::: Source excerpt

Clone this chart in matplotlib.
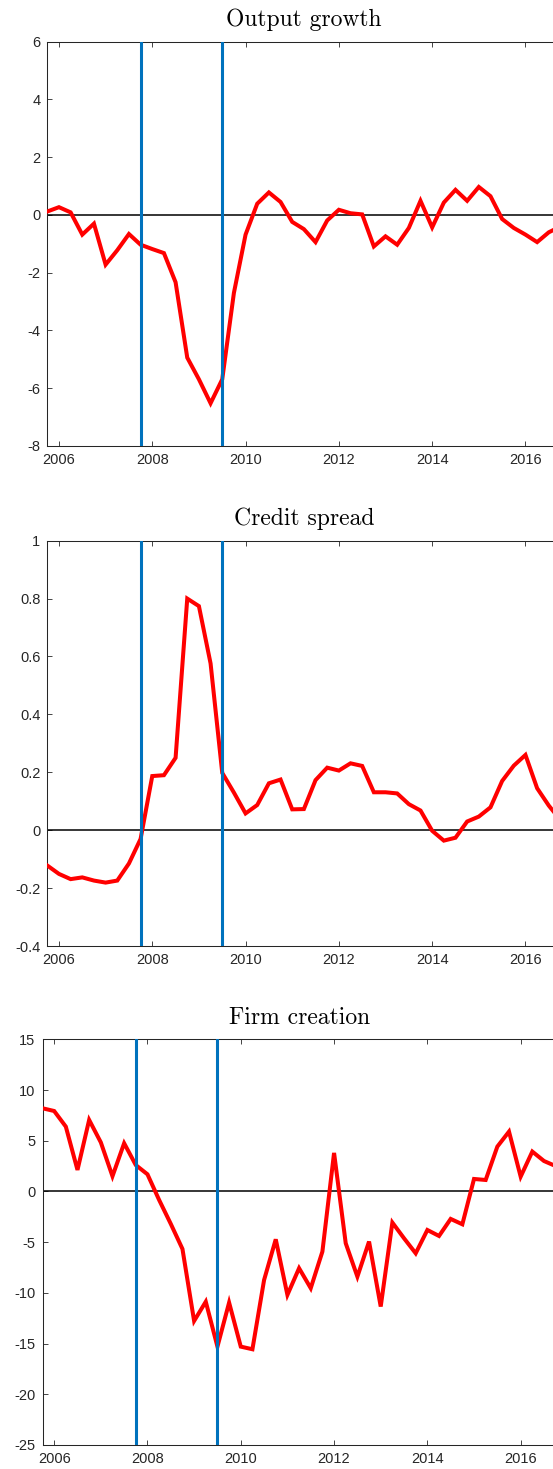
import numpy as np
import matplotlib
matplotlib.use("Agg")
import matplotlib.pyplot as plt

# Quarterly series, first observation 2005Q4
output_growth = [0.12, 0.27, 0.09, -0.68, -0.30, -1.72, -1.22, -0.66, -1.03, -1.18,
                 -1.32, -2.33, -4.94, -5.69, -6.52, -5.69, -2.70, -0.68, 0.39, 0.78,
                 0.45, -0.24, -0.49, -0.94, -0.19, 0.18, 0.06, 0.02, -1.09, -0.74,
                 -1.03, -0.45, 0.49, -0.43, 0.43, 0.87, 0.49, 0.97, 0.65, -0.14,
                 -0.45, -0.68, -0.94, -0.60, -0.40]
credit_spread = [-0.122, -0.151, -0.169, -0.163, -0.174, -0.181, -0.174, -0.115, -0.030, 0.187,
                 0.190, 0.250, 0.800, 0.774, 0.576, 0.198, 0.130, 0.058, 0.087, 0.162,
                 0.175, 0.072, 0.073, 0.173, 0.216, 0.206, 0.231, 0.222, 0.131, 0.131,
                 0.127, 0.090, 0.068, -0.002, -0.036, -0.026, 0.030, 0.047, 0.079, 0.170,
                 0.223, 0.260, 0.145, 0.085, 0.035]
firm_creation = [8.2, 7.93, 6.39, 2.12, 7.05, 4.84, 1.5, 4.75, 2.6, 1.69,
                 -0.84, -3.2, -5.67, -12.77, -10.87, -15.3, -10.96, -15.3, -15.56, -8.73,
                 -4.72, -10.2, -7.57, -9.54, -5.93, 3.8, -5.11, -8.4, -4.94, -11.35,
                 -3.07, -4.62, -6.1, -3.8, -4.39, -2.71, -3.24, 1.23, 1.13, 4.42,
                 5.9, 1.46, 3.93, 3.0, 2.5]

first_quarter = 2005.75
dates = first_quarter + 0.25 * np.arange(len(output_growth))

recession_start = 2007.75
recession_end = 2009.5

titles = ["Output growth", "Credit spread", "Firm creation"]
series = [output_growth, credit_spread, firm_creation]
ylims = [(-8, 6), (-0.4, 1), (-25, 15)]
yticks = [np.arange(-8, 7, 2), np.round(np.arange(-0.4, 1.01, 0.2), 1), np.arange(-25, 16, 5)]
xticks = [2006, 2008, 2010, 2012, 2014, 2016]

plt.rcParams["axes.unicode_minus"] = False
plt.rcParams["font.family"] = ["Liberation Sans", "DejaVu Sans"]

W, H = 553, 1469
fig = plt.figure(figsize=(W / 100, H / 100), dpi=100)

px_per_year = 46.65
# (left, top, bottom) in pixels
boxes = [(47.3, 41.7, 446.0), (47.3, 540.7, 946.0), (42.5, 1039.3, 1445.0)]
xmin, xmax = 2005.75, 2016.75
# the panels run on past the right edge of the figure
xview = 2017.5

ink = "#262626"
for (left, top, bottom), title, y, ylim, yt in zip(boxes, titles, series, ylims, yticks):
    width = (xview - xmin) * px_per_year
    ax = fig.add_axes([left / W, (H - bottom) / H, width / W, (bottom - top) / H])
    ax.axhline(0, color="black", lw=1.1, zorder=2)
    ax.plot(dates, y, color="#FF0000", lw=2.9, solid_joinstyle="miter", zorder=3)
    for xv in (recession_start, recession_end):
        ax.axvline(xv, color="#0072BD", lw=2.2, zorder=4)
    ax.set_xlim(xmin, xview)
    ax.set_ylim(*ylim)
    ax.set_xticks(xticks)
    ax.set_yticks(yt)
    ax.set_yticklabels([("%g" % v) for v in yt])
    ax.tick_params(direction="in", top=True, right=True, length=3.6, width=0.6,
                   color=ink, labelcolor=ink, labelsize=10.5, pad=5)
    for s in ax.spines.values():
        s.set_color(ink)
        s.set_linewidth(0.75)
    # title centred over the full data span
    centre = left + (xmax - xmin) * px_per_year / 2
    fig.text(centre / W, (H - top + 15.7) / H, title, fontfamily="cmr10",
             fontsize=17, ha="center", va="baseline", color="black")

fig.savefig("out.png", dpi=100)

::::::

Task to carry out: Write down every line from the opening of the listing to the line with "xview = 2017.5", both included, and nothing else; the pictures are omitted.

Exercise solution:
Clone this chart in matplotlib.
import numpy as np
import matplotlib
matplotlib.use("Agg")
import matplotlib.pyplot as plt

# Quarterly series, first observation 2005Q4
output_growth = [0.12, 0.27, 0.09, -0.68, -0.30, -1.72, -1.22, -0.66, -1.03, -1.18,
                 -1.32, -2.33, -4.94, -5.69, -6.52, -5.69, -2.70, -0.68, 0.39, 0.78,
                 0.45, -0.24, -0.49, -0.94, -0.19, 0.18, 0.06, 0.02, -1.09, -0.74,
                 -1.03, -0.45, 0.49, -0.43, 0.43, 0.87, 0.49, 0.97, 0.65, -0.14,
                 -0.45, -0.68, -0.94, -0.60, -0.40]
credit_spread = [-0.122, -0.151, -0.169, -0.163, -0.174, -0.181, -0.174, -0.115, -0.030, 0.187,
                 0.190, 0.250, 0.800, 0.774, 0.576, 0.198, 0.130, 0.058, 0.087, 0.162,
                 0.175, 0.072, 0.073, 0.173, 0.216, 0.206, 0.231, 0.222, 0.131, 0.131,
                 0.127, 0.090, 0.068, -0.002, -0.036, -0.026, 0.030, 0.047, 0.079, 0.170,
                 0.223, 0.260, 0.145, 0.085, 0.035]
firm_creation = [8.2, 7.93, 6.39, 2.12, 7.05, 4.84, 1.5, 4.75, 2.6, 1.69,
                 -0.84, -3.2, -5.67, -12.77, -10.87, -15.3, -10.96, -15.3, -15.56, -8.73,
                 -4.72, -10.2, -7.57, -9.54, -5.93, 3.8, -5.11, -8.4, -4.94, -11.35,
                 -3.07, -4.62, -6.1, -3.8, -4.39, -2.71, -3.24, 1.23, 1.13, 4.42,
                 5.9, 1.46, 3.93, 3.0, 2.5]

first_quarter = 2005.75
dates = first_quarter + 0.25 * np.arange(len(output_growth))

recession_start = 2007.75
recession_end = 2009.5

titles = ["Output growth", "Credit spread", "Firm creation"]
series = [output_growth, credit_spread, firm_creation]
ylims = [(-8, 6), (-0.4, 1), (-25, 15)]
yticks = [np.arange(-8, 7, 2), np.round(np.arange(-0.4, 1.01, 0.2), 1), np.arange(-25, 16, 5)]
xticks = [2006, 2008, 2010, 2012, 2014, 2016]

plt.rcParams["axes.unicode_minus"] = False
plt.rcParams["font.family"] = ["Liberation Sans", "DejaVu Sans"]

W, H = 553, 1469
fig = plt.figure(figsize=(W / 100, H / 100), dpi=100)

px_per_year = 46.65
# (left, top, bottom) in pixels
boxes = [(47.3, 41.7, 446.0), (47.3, 540.7, 946.0), (42.5, 1039.3, 1445.0)]
xmin, xmax = 2005.75, 2016.75
# the panels run on past the right edge of the figure
xview = 2017.5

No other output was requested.